→ **Task goal**
Only the lines from the top of the listing below to the line that has "var xMin = -1.25, xMax = 2.25;" should be echoed, with both ends kept and pictures left out.

→ **Supplied material**
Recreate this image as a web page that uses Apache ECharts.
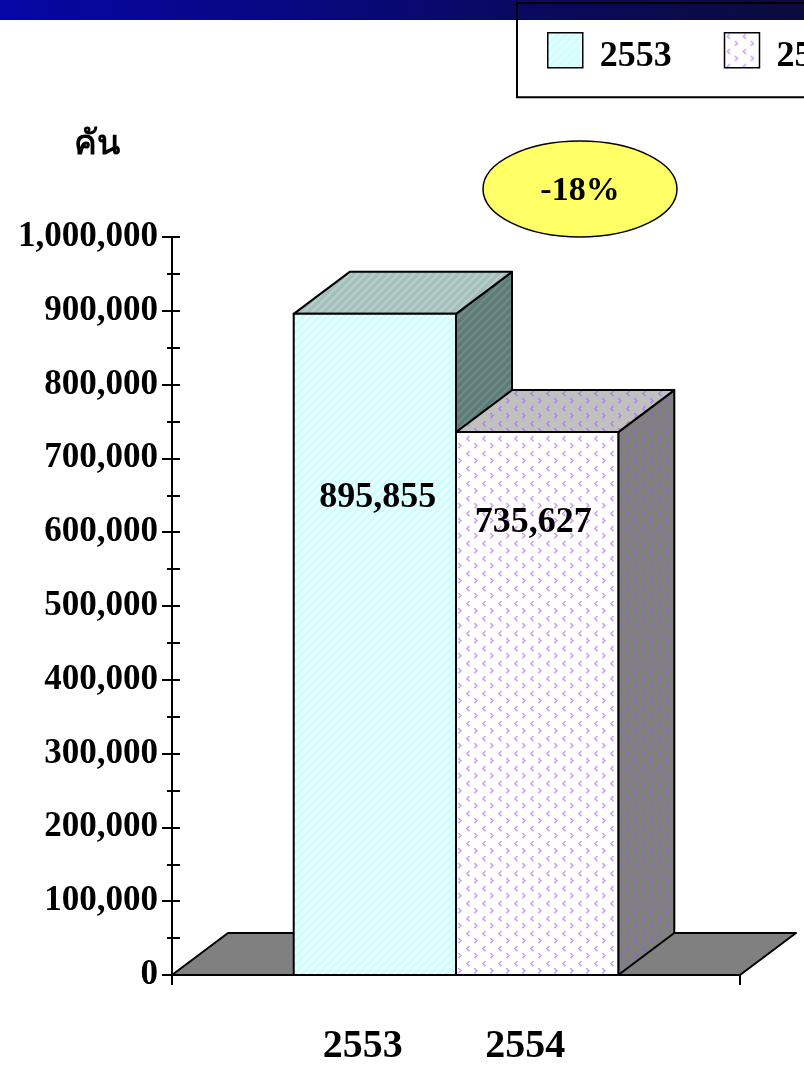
<!DOCTYPE html>
<html>
<head>
<meta charset="utf-8">
<title>จำนวนรถ</title>
<script src="https://cdn.jsdelivr.net/npm/echarts@6/dist/echarts.min.js"></script>
<style>
    html, body { margin: 0; padding: 0; background: #fff; }
    #main { width: 804px; height: 1069px; }
</style>
</head>
<body>
<div id="main"></div>
<script>
// ข้อมูล
var years = ['2553', '2554'];
var cars = [895855, 735627];
var yMin = 0, yMax = 1000000, yStep = 100000;
var unitName = 'คัน';

var FONT = '"Liberation Serif", "Times New Roman", serif';
var DX = 56, DY = -42;   // 3d depth offset
var xMin = -1.25, xMax = 2.25;

function fmt(v) {
    return Number(v).toLocaleString('en-US');
}

// striped pattern (cyan bar)
function stripes(bg, fg) {
    var c = document.createElement('canvas');
    c.width = 8; c.height = 8;
    var g = c.getContext('2d');
    g.fillStyle = bg;
    g.fillRect(0, 0, 8, 8);
    g.strokeStyle = fg;
    g.lineWidth = 2;
    g.beginPath();
    g.moveTo(-2, 10); g.lineTo(10, -2);
    g.moveTo(-2, 2); g.lineTo(2, -2);
    g.moveTo(6, 10); g.lineTo(10, 6);
    g.stroke();
    return { image: c, repeat: 'repeat' };
}

// small < > marks (purple bar)
function chevrons(bg, fg) {
    var c = document.createElement('canvas');
    c.width = 16; c.height = 15;
    var g = c.getContext('2d');
    g.fillStyle = bg;
    g.fillRect(0, 0, 16, 15);
    g.fillStyle = fg;
    function mark(x, y, right) {
        // pixel chevron 3 wide, 5 tall
        var col = right ? [0, 1, 2, 1, 0] : [2, 1, 0, 1, 2];
        for (var k = 0; k < 5; k++) {
            g.fillRect(x + col[k], y + k, 1.7, 1.3);
        }
    }
    mark(2, 1, false);
    mark(10, 8, true);
    return { image: c, repeat: 'repeat' };
}

var pats = [
    {
        front: stripes('#ccffff', '#f0ffff'),
        top: stripes('#a3bfbb', '#b9cfcb'),
        side: stripes('#5f7b78', '#708c88'),
        drop: 184, shift: 3
    },
    {
        front: chevrons('#ffffff', '#c29cff'),
        top: chevrons('#c0c0c0', '#a884e6'),
        side: chevrons('#808080', '#8a6cc0'),
        drop: 91, shift: -4
    }
];

var edge = { stroke: '#000', lineWidth: 2, lineJoin: 'round' };

function barItem(p) {
    return function(params, api) {
        var x = api.value(0), v = api.value(1);
        var tl = api.coord([x - 0.5, v]);
        var br = api.coord([x + 0.5, 0]);
        var L = tl[0], T = tl[1], R = br[0], B = br[1];
        return {
            type: 'group',
            children: [{
                type: 'polygon',
                shape: { points: [[R, T], [R + DX, T + DY], [R + DX, B + DY], [R, B]] },
                style: Object.assign({ fill: p.side }, edge)
            }, {
                type: 'polygon',
                shape: { points: [[L, T], [L + DX, T + DY], [R + DX, T + DY], [R, T]] },
                style: Object.assign({ fill: p.top }, edge)
            }, {
                type: 'rect',
                shape: { x: L, y: T, width: R - L, height: B - T },
                style: Object.assign({ fill: p.front }, edge)
            }, {
                type: 'text',
                style: {
                    text: fmt(v), x: (L + R) / 2 + p.shift, y: T + p.drop,
                    align: 'center', verticalAlign: 'middle',
                    fontFamily: FONT, fontWeight: 'bold', fontSize: 36, fill: '#000'
                }
            }]
        };
    };
}

function floorItem(params, api) {
    var cs = params.coordSys;
    var y0 = api.coord([0, 0])[1];
    var l = cs.x, r = cs.x + cs.width;
    return {
        type: 'polygon',
        shape: { points: [[l, y0], [l + DX, y0 + DY], [r + DX, y0 + DY], [r, y0]] },
        style: Object.assign({ fill: '#808080' }, edge)
    };
}

var pct = Math.round((cars[1] - cars[0]) / cars[0] * 100);

var series = [{
    name: 'floor',
    type: 'custom',
    renderItem: floorItem,
    data: [[0, 0]],
    silent: true
}];
years.forEach(function(y, i) {
    series.push({
        name: y,
        type: 'custom',
        renderItem: barItem(pats[i]),
        itemStyle: { color: pats[i].front },
        encode: { x: 0, y: 1 },
        data: [[i, cars[i]]]
    });
});

var axisLineStyle = { color: '#000', width: 2 };

var myChart = echarts.init(document.getElementById('main'));
var option = {
    animation: false,
    grid: { left: 172, right: 64, top: 237, bottom: 94 },
    legend: {
        data: years,
        left: 517, top: 3,
        width: 380,
        padding: [29, 40, 23, 30],
        itemGap: 52,
        itemWidth: 35,
        itemHeight: 35,
        icon: 'rect',
        borderColor: '#000',
        borderWidth: 2,
        itemStyle: { borderColor: '#000', borderWidth: 1.5 },
        formatter: '{t|{name}}',
        textStyle: {
            fontFamily: FONT, fontWeight: 'bold', fontSize: 36, color: '#000',
            rich: {
                t: { fontFamily: FONT, fontWeight: 'bold', fontSize: 36, color: '#000', padding: [12, 0, 0, 12] }
            }
        }
    },
    xAxis: {
        type: 'value',
        min: xMin, max: xMax,
        axisLine: { show: true, onZero: false, lineStyle: axisLineStyle },
        axisTick: { show: true, customValues: [xMin, xMax], length: 10, lineStyle: axisLineStyle },
        axisLabel: {
            customValues: [0, 1],
            formatter: function(v) { return years[Math.round(v)]; },
            margin: 52,
            padding: [0, 24, 0, 0],
            color: '#000', fontFamily: FONT, fontWeight: 'bold', fontSize: 40
        },
        splitLine: { show: false }
    },
    yAxis: [{
        type: 'value',
        min: yMin, max: yMax, interval: yStep,
        position: 'left',
        name: unitName,
        nameLocation: 'end',
        nameGap: 76,
        nameTextStyle: {
            align: 'right', padding: [0, 52, 0, 0],
            fontFamily: '"Noto Sans", "DejaVu Sans", sans-serif', fontWeight: 'bold', fontSize: 34, color: '#000'
        },
        axisLine: { show: true, onZero: false, lineStyle: axisLineStyle },
        axisTick: { show: true, length: 10, lineStyle: axisLineStyle },
        minorTick: { show: true, splitNumber: 2, length: 5, lineStyle: axisLineStyle },
        splitLine: { show: false },
        axisLabel: {
            margin: 14, color: '#000', fontFamily: FONT, fontWeight: 'bold', fontSize: 35,
            formatter: fmt
        }
    }, {
        type: 'value',
        min: yMin, max: yMax, interval: yStep,
        position: 'left',
        axisLine: { show: false, onZero: false },
        axisTick: { show: true, inside: true, length: 8, lineStyle: axisLineStyle },
        minorTick: { show: true, splitNumber: 2, length: 8, lineStyle: axisLineStyle },
        splitLine: { show: false },
        axisLabel: { show: false }
    }],
    graphic: [{
        type: 'rect',
        left: 0, top: 0, z: -1,
        shape: { width: 804, height: 20 },
        style: {
            fill: new echarts.graphic.LinearGradient(0, 0, 1, 0, [
                { offset: 0, color: '#0606a6' },
                { offset: 1, color: '#0b0b3c' }
            ])
        }
    }, {
        type: 'ellipse',
        shape: { cx: 580, cy: 189, rx: 97, ry: 48 },
        style: { fill: '#ffff66', stroke: '#000', lineWidth: 1.5 }
    }, {
        type: 'text',
        x: 580, y: 191,
        style: {
            text: pct + '%', align: 'center', verticalAlign: 'middle',
            fontFamily: FONT, fontWeight: 'bold', fontSize: 34, fill: '#000'
        }
    }],
    series: series
};
myChart.setOption(option);
</script>
</body>
</html>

→ **Response to the task**
Recreate this image as a web page that uses Apache ECharts.
<!DOCTYPE html>
<html>
<head>
<meta charset="utf-8">
<title>จำนวนรถ</title>
<script src="https://cdn.jsdelivr.net/npm/echarts@6/dist/echarts.min.js"></script>
<style>
    html, body { margin: 0; padding: 0; background: #fff; }
    #main { width: 804px; height: 1069px; }
</style>
</head>
<body>
<div id="main"></div>
<script>
// ข้อมูล
var years = ['2553', '2554'];
var cars = [895855, 735627];
var yMin = 0, yMax = 1000000, yStep = 100000;
var unitName = 'คัน';

var FONT = '"Liberation Serif", "Times New Roman", serif';
var DX = 56, DY = -42;   // 3d depth offset
var xMin = -1.25, xMax = 2.25;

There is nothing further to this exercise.